If it's a tie: The Fifth Circuit suspension would stay in effect until a district court trial could be conducted. Mr Obama's high-profile decision to bypass Congress in implementing reform of US immigration law would likely languish past the end of his administration in January.
Who wins? Conservatives have vociferously objected to what they call Mr Obama's dictatorial actions. For them a tie here is as good as a win.
Union dues - Public-sector employees are not required to join a union, but the Supreme Court held in 1977 that unions can charge non-participating employees a fee to cover certain expenses incurred while operating on their behalf.
Ten schoolteachers, with the assistance of a Christian educational group, sued the California Teachers Association, charging that paying such fees violated their constitutional right to free speech. The Ninth Circuit US Court of Appeals ruled in favour of the union.
If it's a tie: The Ninth Circuit opinion, which deferred to the 1977 Supreme Court decision, would prevail and public-sector unions across the US would continue to be able to collect fees.
Who wins? If the public-sector unions make it through this case with their fee-collecting ability intact, it will almost certainly be because of Scalia's death. Just a year ago Justice Samuel Alito wrote an opinion in a related case, joined by Scalia and the three other conservative justices, that all but telegraphed that changes were coming.
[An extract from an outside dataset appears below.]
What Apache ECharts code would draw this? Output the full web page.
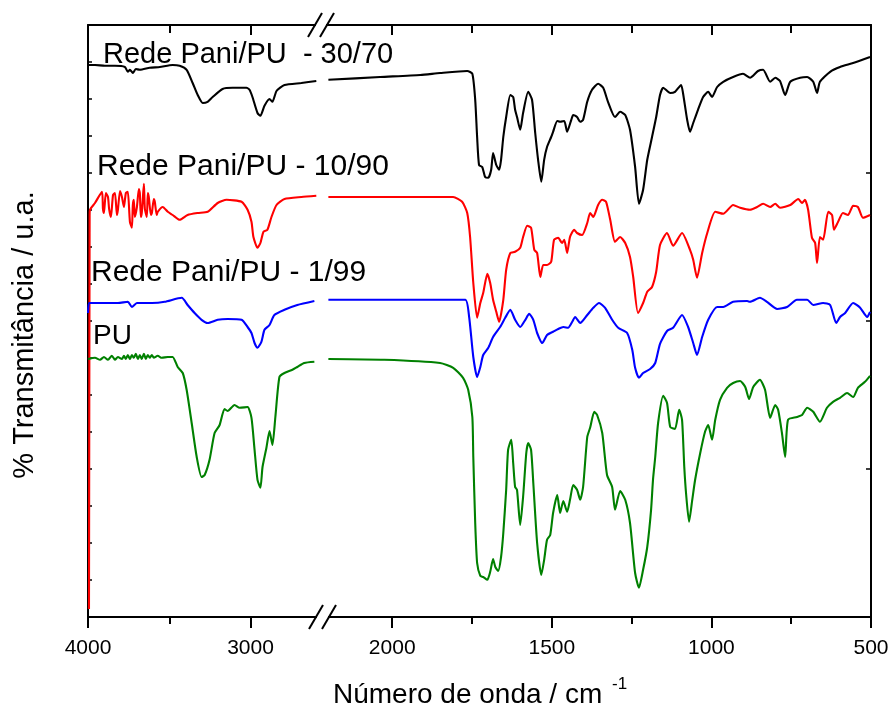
<!DOCTYPE html>
<html>
<head>
<meta charset="utf-8">
<script src="https://cdn.jsdelivr.net/npm/echarts@6/dist/echarts.min.js"></script>
<style>html,body{margin:0;padding:0;background:#fff}#c{width:892px;height:713px}</style>
</head>
<body>
<div id="c"></div>
<script>
// ---- axis ticks (wavenumber, cm-1) ----
const leftRange = [2560, 4000];
const rightRange = [500, 2220];
const leftMajor = [3000, 4000];
const leftMinor = [3500];
const rightMajor = [500, 1000, 1500, 2000];
const rightMinor = [750, 1250, 1750];

// ---- spectra [wavenumber, transmittance (a.u., offset)] ----
const s3070Left = [[4000,138],[3957,138],[3896,137.8],[3834,137.8],[3773,137.5],[3755,136.3],[3742,136.8],[3724,136],[3706,137],[3681,136.8],[3620,137.3],[3558,137.5],[3479,138],[3436,137.8],[3393,136.8],[3356,133.5],[3325,130.5],[3294,128.5],[3264,128.8],[3233,130],[3172,132],[3110,132.3],[3025,132.3],[3006,131.8],[2988,130],[2957,126],[2939,125.3],[2914,127.8],[2883,129.5],[2865,128.8],[2840,131.5],[2791,133],[2687,133.5],[2595,134]];
const s3070Right = [[2200,134.3],[2038,135],[1912,135.5],[1850,136],[1765,136.5],[1749,135.8],[1740,129.3],[1734,120],[1728,113],[1718,112.5],[1709,110],[1699,109.8],[1690,111.8],[1684,116],[1674,113],[1665,111.8],[1659,114.3],[1652,120],[1643,125],[1630,130.5],[1621,130],[1615,126.8],[1609,125],[1599,121.8],[1590,126],[1574,131.3],[1562,129.3],[1552,121],[1543,114.3],[1533,108.8],[1524,114.3],[1515,117.5],[1502,120],[1496,121.3],[1483,124],[1474,123.8],[1461,124],[1452,121.3],[1439,124.3],[1433,125.5],[1421,125],[1411,123.8],[1402,124.3],[1389,128.8],[1374,131.8],[1355,133.3],[1339,132.3],[1324,128.8],[1302,125],[1286,126.3],[1270,125.5],[1255,121.8],[1239,112.5],[1227,103.3],[1214,106.8],[1201,114.3],[1186,120],[1173,125],[1161,130.5],[1151,132.3],[1129,131],[1114,131.3],[1095,133],[1089,131],[1076,124.3],[1067,121.3],[1057,123.5],[1042,126.8],[1026,130],[1010,131.3],[998,130],[982,132.5],[963,133.8],[932,135],[901,135.8],[879,134.8],[854,136.5],[838,136.8],[816,133.8],[800,134.8],[785,134],[769,130.5],[753,133.8],[722,134.8],[700,135],[681,133.8],[669,131],[660,133.8],[628,136.3],[597,137.5],[556,138.5],[503,140]];

const s1090Left = [[3994,2],[3990,100.5],[3988,101.8],[3957,103.5],[3914,106.3],[3908,102],[3902,101],[3890,106],[3877,105],[3870,102],[3859,100],[3846,105.5],[3834,106],[3822,100.5],[3816,101.8],[3803,106.5],[3791,105],[3779,102.5],[3767,106],[3755,106.3],[3742,98.8],[3730,97.3],[3724,103],[3718,104.3],[3712,100],[3699,102.5],[3687,107],[3681,106],[3675,100],[3669,101],[3662,105],[3656,108.3],[3650,102],[3638,100],[3632,106],[3626,105],[3613,100.5],[3607,101],[3595,104.5],[3589,103.8],[3577,100.5],[3571,101.3],[3540,102.5],[3509,101.3],[3479,100.5],[3436,99.3],[3387,100.5],[3325,101],[3264,101.3],[3202,103.5],[3147,104.3],[3055,103.8],[3018,101.8],[2994,98.8],[2982,95],[2957,92.3],[2939,93.5],[2920,96.3],[2896,96.8],[2871,100],[2840,103],[2791,104.5],[2687,105],[2595,105.3]];
const s1090Right = [[2200,105],[1975,105],[1850,105],[1809,105],[1781,103.8],[1765,101],[1756,95],[1746,83.5],[1734,74.8],[1724,78.5],[1715,81],[1702,85.8],[1693,83.5],[1684,79.3],[1674,76.3],[1665,73.8],[1652,79.3],[1643,86.8],[1630,91],[1615,91.3],[1599,92.3],[1590,95],[1577,97.8],[1565,97.3],[1555,91.8],[1546,91],[1536,85],[1527,88],[1515,88],[1502,88.8],[1493,94.3],[1480,94.8],[1468,93.5],[1461,94.3],[1452,91],[1443,95],[1430,96.8],[1421,96],[1405,95.5],[1389,98.5],[1380,101],[1370,100],[1355,103],[1342,104.3],[1330,103.8],[1317,99.3],[1302,93.8],[1286,95],[1270,93.5],[1255,90],[1245,85],[1230,76],[1214,78.5],[1201,81.3],[1186,82.5],[1173,86.3],[1161,93],[1139,96],[1120,92.8],[1092,96],[1067,91.8],[1057,89.3],[1045,84.8],[1029,91],[1013,96],[988,101.3],[963,100.8],[932,103],[910,102.3],[879,101.8],[857,102.5],[838,103.3],[816,102.5],[800,103.3],[785,102.3],[753,103],[728,104.5],[716,103.5],[707,104.3],[697,101.8],[685,94.8],[675,93.5],[669,88.5],[660,95],[650,94.3],[634,101.3],[622,100.5],[616,96.8],[603,98.8],[588,101],[572,100.5],[556,102.8],[541,102.5],[525,99.8],[503,100.5]];

const s199Left = [[4000,76],[3994,78.5],[3975,78.5],[3816,78.5],[3755,78.8],[3730,77.5],[3699,78.5],[3607,78.5],[3528,78.8],[3423,79.8],[3387,78],[3344,76],[3301,74.3],[3264,73.5],[3202,74.3],[3141,74.5],[3055,74.3],[3018,72.5],[2994,71],[2975,68.5],[2957,67.3],[2933,68.8],[2914,71.8],[2883,73],[2853,75.5],[2791,76.8],[2712,78],[2607,79]];
const s199Right = [[2200,79.3],[1850,79.3],[1771,79.3],[1759,75],[1746,65],[1734,60],[1724,62.5],[1715,65.5],[1699,67.3],[1684,70],[1662,72.5],[1646,74.8],[1630,76.8],[1615,74.3],[1599,72.5],[1583,74.3],[1571,75.8],[1558,74.3],[1546,71],[1530,68.5],[1515,70.5],[1496,71.3],[1480,72],[1464,72.5],[1449,72.3],[1436,73.8],[1427,75],[1411,73.5],[1389,75.5],[1370,77.3],[1352,78.5],[1333,77.3],[1311,74.3],[1292,72.3],[1264,71],[1248,66.8],[1239,62.3],[1227,59.8],[1214,61],[1192,62],[1176,63.5],[1161,68.3],[1139,71.5],[1120,72.3],[1092,75.5],[1073,72.5],[1057,68.5],[1045,65.5],[1029,70],[1010,74.3],[982,77.5],[963,77.5],[932,78.8],[888,79],[879,78.8],[848,79.8],[826,78.8],[794,77],[763,77.5],[732,79.3],[700,79.3],[681,78],[650,78.5],[628,78],[609,73.5],[597,75],[581,76],[556,78.5],[534,77.3],[512,75],[503,76.3]];

const puLeft = [[4000,64.5],[3957,64.8],[3926,64.3],[3902,65],[3877,64.3],[3853,65.3],[3834,64.3],[3816,65],[3791,64.5],[3779,65.3],[3767,64.5],[3755,65.5],[3742,64.5],[3730,65.5],[3718,64.8],[3706,65.8],[3693,64.5],[3681,65.5],[3669,64.5],[3656,65.8],[3644,64.5],[3632,65.5],[3620,64.8],[3607,65.5],[3595,64.8],[3571,65.3],[3546,64.8],[3509,65],[3479,65],[3448,62.5],[3417,61],[3393,56.8],[3362,48.5],[3331,40],[3301,35],[3282,35.5],[3252,39.3],[3221,46],[3190,48],[3160,52],[3141,51.5],[3098,53],[3067,52.3],[3018,52.5],[2994,49.8],[2975,41.8],[2957,34.3],[2939,32.3],[2926,37.5],[2902,42.3],[2883,46.5],[2865,43],[2847,50],[2822,60],[2791,61],[2742,61.8],[2712,62.5],[2669,63.5],[2607,63.8]];
const puRight = [[2200,64.5],[2025,64.3],[1850,63.5],[1809,62.3],[1778,59.8],[1762,56.8],[1749,50],[1746,40],[1740,23.5],[1734,13.5],[1724,10.3],[1715,10],[1702,9.3],[1693,11.3],[1684,14.5],[1677,12.5],[1668,11.5],[1659,15],[1652,21],[1643,31.8],[1637,41.8],[1627,44.3],[1621,38.5],[1615,32.5],[1609,31.8],[1599,23],[1590,30],[1580,41],[1574,43.5],[1565,41.8],[1558,33.5],[1546,18.5],[1533,10.5],[1524,14.3],[1515,19.3],[1505,20.5],[1496,26],[1483,30.5],[1474,26],[1464,29],[1452,26.3],[1443,29.3],[1433,33],[1421,31.8],[1411,29.3],[1402,32.5],[1389,45],[1380,47.3],[1367,51.3],[1358,50.5],[1342,46],[1327,35.5],[1311,32.5],[1302,26.8],[1286,31.5],[1270,29.3],[1255,23.5],[1239,11],[1227,7.3],[1214,11.8],[1201,17.5],[1189,26.8],[1183,34.3],[1176,40],[1167,48.5],[1151,55.3],[1139,53.5],[1129,47.5],[1114,47],[1101,51.8],[1092,49.3],[1085,37.5],[1079,30.5],[1070,23.8],[1060,29.3],[1051,34.3],[1035,41],[1020,46.3],[1010,48],[998,44.3],[988,49.3],[973,54.3],[951,57.3],[932,58.5],[910,59],[894,57.5],[882,54.5],[869,57.5],[848,59.3],[832,56.8],[816,49.8],[800,53],[791,51.8],[779,46],[769,40],[760,49.3],[732,50],[716,50.5],[700,52.3],[681,51.3],[660,48.8],[638,52.3],[619,53.8],[597,54.8],[575,56],[556,55],[541,57.3],[519,58.8],[503,60.3]];

const seriesLabels = ['Rede Pani/PU  - 30/70', 'Rede Pani/PU - 10/90', 'Rede Pani/PU - 1/99', 'PU'];
const colors = ['#000000', '#ff0000', '#0000ff', '#008000'];
const xTitle = 'Número de onda / cm';
const yTitle = '% Transmitância / u.a.';

const FONT = '"Liberation Sans", Arial, Helvetica, sans-serif';
const chart = echarts.init(document.getElementById('c'), null, {renderer: 'canvas'});

const gridL = {left: 88, top: 25, width: 234, bottom: 96};
const gridR = {left: 322, top: 25, right: 21, bottom: 96};

function xAx(grid, range, pos, ticks, len, inside, labels, line) {
  return {
    type: 'value', gridIndex: grid, position: pos, inverse: true,
    min: range[0], max: range[1],
    axisLine: {show: line, lineStyle: {color: '#000', width: 2}},
    axisTick: {show: true, inside: inside, length: len, customValues: ticks, lineStyle: {color: '#000', width: 2}},
    axisLabel: labels ? {show: true, customValues: labels, color: '#000', fontSize: 21, fontFamily: FONT, margin: 21,
      formatter: v => String(v)} : {show: false},
    splitLine: {show: false}
  };
}
function yAx(grid, pos, interval, len, show) {
  return {
    type: 'value', gridIndex: grid, position: pos, min: 0, max: 148, interval: interval, show: show,
    axisLine: {show: true, lineStyle: {color: '#000', width: 2}},
    axisTick: {show: true, inside: true, length: len, lineStyle: {color: '#000', width: 1.5}},
    axisLabel: {show: false}, splitLine: {show: false}
  };
}

const spectra = [[s3070Left, s3070Right], [s1090Left, s1090Right], [s199Left, s199Right], [puLeft, puRight]];
const series = [];
spectra.forEach((pair, i) => {
  pair.forEach((d, j) => {
    series.push({
      type: 'line', xAxisIndex: j === 0 ? 0 : 2, yAxisIndex: j, data: d,
      showSymbol: false, smooth: 0.2, lineStyle: {color: colors[i], width: 2.1},
      itemStyle: {color: colors[i]}, animation: false, silent: true, z: 3
    });
  });
});

const labelPos = [[103, 55], [97, 167], [91, 273], [93, 336]];
const labelSize = [29, 30, 30, 28];
const graphic = [];
seriesLabels.forEach((t, i) => {
  graphic.push({type: 'text', x: labelPos[i][0], y: labelPos[i][1], z: 10,
    style: {text: t, fill: '#000', font: labelSize[i] + 'px ' + FONT, textAlign: 'left', textVerticalAlign: 'middle'}});
});
graphic.push({type: 'text', x: 333, y: 695, style: {text: xTitle, fill: '#000', font: '28px ' + FONT, textAlign: 'left', textVerticalAlign: 'middle'}});
graphic.push({type: 'text', x: 612, y: 684, style: {text: '-1', fill: '#000', font: '17px ' + FONT, textAlign: 'left', textVerticalAlign: 'middle'}});
graphic.push({type: 'text', x: 25, y: 335, rotation: Math.PI / 2, style: {text: yTitle, fill: '#000', font: '29px ' + FONT, textAlign: 'center', textVerticalAlign: 'middle'}});
// axis break marks
[[25, 315, 327], [617, 316, 329]].forEach(([y, a, b]) => {
  graphic.push({type: 'rect', z: 20, shape: {x: a + 1, y: y - 3, width: b - a - 2, height: 6}, style: {fill: '#fff'}});
  [a, b].forEach(cx => {
    graphic.push({type: 'line', z: 21, shape: {x1: cx - 7, y1: y + 12, x2: cx + 7, y2: y - 12}, style: {stroke: '#000', lineWidth: 2}});
  });
});

chart.setOption({
  backgroundColor: '#fff',
  animation: false,
  grid: [gridL, gridR, gridL, gridR].map(g => Object.assign({containLabel: false}, g)),
  xAxis: [
    xAx(0, leftRange, 'bottom', leftMajor, 11, false, leftMajor, true),
    xAx(0, leftRange, 'top', leftMajor, 10, true, null, true),
    xAx(1, rightRange, 'bottom', rightMajor, 11, false, rightMajor, true),
    xAx(1, rightRange, 'top', rightMajor, 10, true, null, true),
    xAx(2, leftRange, 'bottom', leftMinor, 7, false, null, false),
    xAx(2, leftRange, 'top', leftMinor, 8, true, null, false),
    xAx(3, rightRange, 'bottom', rightMinor, 7, false, null, false),
    xAx(3, rightRange, 'top', rightMinor, 8, true, null, false)
  ],
  yAxis: [
    yAx(0, 'left', 9.25, 4, true),
    yAx(1, 'right', 37, 5, true),
    yAx(2, 'left', 9.25, 4, false),
    yAx(3, 'right', 37, 5, false)
  ],
  series: series,
  graphic: graphic
});
</script>
</body>
</html>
That's all been thrown in doubt now.
Abortion - In 2013 Texas passed a law that required abortion clinics in the state to meet the same medical standards as outpatient surgical centres and any abortion-performing physicians to have admitting privileges at a hospital within 30 miles of their practice.
Critics said the law would make it prohibitively expensive for many abortion clinics to operate and effectively close those that are in rural areas far from hospitals.
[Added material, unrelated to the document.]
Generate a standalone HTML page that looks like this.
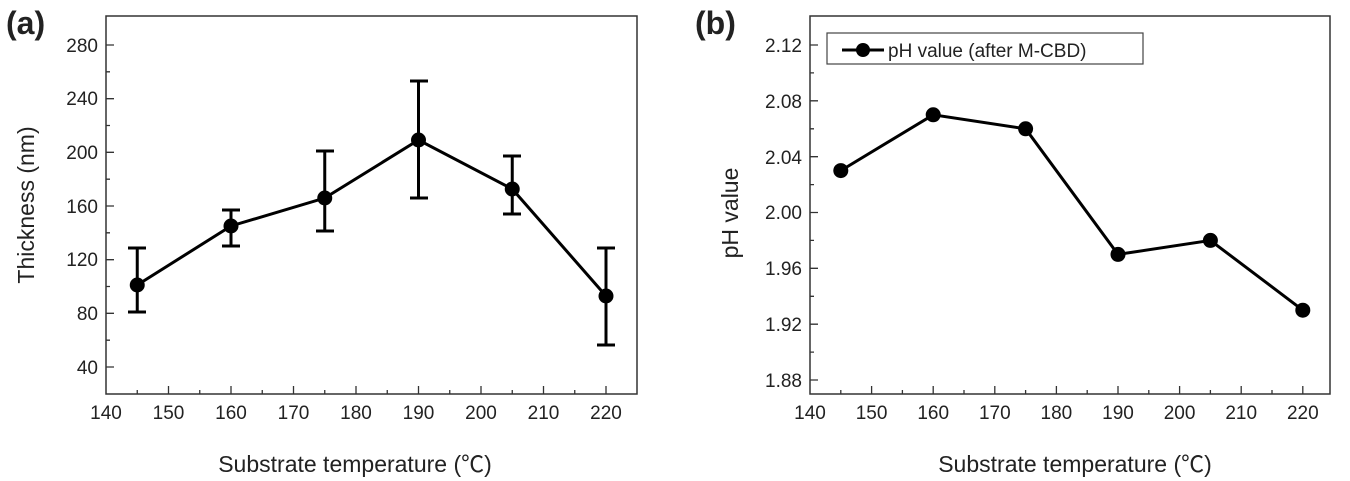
<!DOCTYPE html>
<html><head><meta charset="utf-8"><style>body{margin:0;background:#fff}svg{display:block}text{font-family:"Liberation Sans","Noto Sans CJK SC",sans-serif;fill:#222}</style></head><body>
<svg width="1350" height="481" viewBox="0 0 1350 481" xmlns="http://www.w3.org/2000/svg">
<g id="a">
<rect x="106" y="16" width="531" height="378" fill="none" stroke="#333" stroke-width="1.5"/>
<g stroke="#333" stroke-width="1.3">
<path d="M168.5 394v-8M231 394v-8M293.5 394v-8M356 394v-8M418.5 394v-8M481 394v-8M543.5 394v-8M606 394v-8
M137.25 394v-4M199.75 394v-4M262.25 394v-4M324.75 394v-4M387.25 394v-4M449.75 394v-4M512.25 394v-4M574.75 394v-4"/>
<path d="M106 367h8M106 313.3h8M106 259.7h8M106 206h8M106 152.3h8M106 98.7h8M106 45h8
M106 340.2h4M106 286.5h4M106 232.8h4M106 179.2h4M106 125.5h4M106 71.8h4"/>
</g>
<g font-size="19" text-anchor="middle">
<text x="106" y="419">140</text><text x="168.5" y="419">150</text><text x="231" y="419">160</text><text x="293.5" y="419">170</text><text x="356" y="419">180</text><text x="418.5" y="419">190</text><text x="481" y="419">200</text><text x="543.5" y="419">210</text><text x="606" y="419">220</text>
</g>
<g font-size="19" text-anchor="end">
<text x="98" y="374">40</text><text x="98" y="320">80</text><text x="98" y="266">120</text><text x="98" y="213">160</text><text x="98" y="159">200</text><text x="98" y="105">240</text><text x="98" y="52">280</text>
</g>
<text x="355" y="472" font-size="23" text-anchor="middle">Substrate temperature (℃)</text>
<text transform="translate(34,205) rotate(-90)" font-size="23" text-anchor="middle">Thickness (nm)</text>
<text x="6" y="34" font-size="32" font-weight="bold" fill="#000">(a)</text>
<g stroke="#000" stroke-width="3" fill="none">
<polyline points="137.25,285 231,226 324.75,198 418.5,140 512.25,189 606,296"/>
<path d="M137.25 248V312M128 248h18M128 312h18
M231 210V246M222 210h18M222 246h18
M324.75 151V231M316 151h18M316 231h18
M418.5 81V198M410 81h18M410 198h18
M512.25 156V214M503 156h18M503 214h18
M606 248V345M597 248h18M597 345h18"/>
</g>
<g fill="#000"><circle cx="137.25" cy="285" r="7.5"/><circle cx="231" cy="226" r="7.5"/><circle cx="324.75" cy="198" r="7.5"/><circle cx="418.5" cy="140" r="7.5"/><circle cx="512.25" cy="189" r="7.5"/><circle cx="606" cy="296" r="7.5"/></g>
</g>
<g id="b">
<rect x="810" y="16" width="520" height="378" fill="none" stroke="#333" stroke-width="1.5"/>
<g stroke="#333" stroke-width="1.3">
<path d="M871.6 394v-8M933.2 394v-8M994.8 394v-8M1056.4 394v-8M1118 394v-8M1179.6 394v-8M1241.2 394v-8M1302.8 394v-8
M840.8 394v-4M902.4 394v-4M964 394v-4M1025.6 394v-4M1087.2 394v-4M1148.8 394v-4M1210.4 394v-4M1272 394v-4"/>
<path d="M810 380h8M810 324.2h8M810 268.3h8M810 212.5h8M810 156.7h8M810 100.8h8M810 45h8
M810 352.1h4M810 296.3h4M810 240.4h4M810 184.6h4M810 128.8h4M810 72.9h4"/>
</g>
<g font-size="19" text-anchor="middle">
<text x="810" y="419">140</text><text x="871.6" y="419">150</text><text x="933.2" y="419">160</text><text x="994.8" y="419">170</text><text x="1056.4" y="419">180</text><text x="1118" y="419">190</text><text x="1179.6" y="419">200</text><text x="1241.2" y="419">210</text><text x="1302.8" y="419">220</text>
</g>
<g font-size="19" text-anchor="end">
<text x="802" y="387">1.88</text><text x="802" y="331">1.92</text><text x="802" y="275">1.96</text><text x="802" y="219">2.00</text><text x="802" y="164">2.04</text><text x="802" y="108">2.08</text><text x="802" y="52">2.12</text>
</g>
<text x="1075" y="472" font-size="23" text-anchor="middle">Substrate temperature (℃)</text>
<text transform="translate(738,213) rotate(-90)" font-size="23" text-anchor="middle">pH value</text>
<text x="695" y="34" font-size="32" font-weight="bold" fill="#000">(b)</text>
<rect x="827" y="33" width="316" height="31" fill="#fff" stroke="#444" stroke-width="1.2"/>
<path d="M842 50h42" stroke="#000" stroke-width="3"/><circle cx="863" cy="50" r="7" fill="#000"/>
<text x="888" y="57" font-size="19">pH value (after M-CBD)</text>
<polyline points="840.8,170.6 933.2,114.8 1025.6,128.8 1118,254.4 1210.4,240.4 1302.8,310.2" fill="none" stroke="#000" stroke-width="3"/>
<g fill="#000"><circle cx="840.8" cy="170.6" r="7.5"/><circle cx="933.2" cy="114.8" r="7.5"/><circle cx="1025.6" cy="128.8" r="7.5"/><circle cx="1118" cy="254.4" r="7.5"/><circle cx="1210.4" cy="240.4" r="7.5"/><circle cx="1302.8" cy="310.2" r="7.5"/></g>
</g>
</svg>
</body></html>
A group of women's health clinics and physicians filed suit against the state, arguing that the law placed an undue burden on a woman's right to an abortion, but the Fifth Circuit Court of Appeals held that the law was constitutional.
If it's a tie: The Fifth Circuit ruling upholding the Texas law would stand. It would only have effect in Louisiana, Mississippi and Texas, however.
Who wins? Abortion foes would end up celebrating the outcome, as it would allow the Texas law to go into effect. With Scalia on the court, however, there may have been five votes to uphold the new abortion restrictions, paving the way for more states to follow suit and ending the legal challenges already working their way through other jurisdictions.
Healthcare reform - Another year, another challenge to Mr Obama's signature healthcare reform plan. At issue this time is a requirement in the law that all insurance plans must provide free-of-charge coverage for birth-control drugs. Because of objections from religious non-profit groups that said they were being forced to pay for certain types of contraception that they viewed as immoral, the Obama administration implemented a work-around that moved the cost of coverage onto the government.
Religious groups sued the government in a number of different courts to strike down the requirement that they notify the government that they were exercising their moral objection, which would make it easier for the government to implement an alternative coverage. The Supreme Court consolidated seven of these cases and agreed to consider them all at one time.
If it's a tie: All seven cases in question go back to the lower courts from which they arrived. Most of them have upheld the legality of the Obama administration's provision in varying degrees.
Who wins? Nobody! Or maybe everybody. In many jurisdictions the government's rules would go into effect. In the Eighth Circuit, covering seven states in the central US, the rules would be suspended pending further legal action. All in all it would create an enormous headache for government bureaucrats in charge of implementing and enforcing the healthcare law.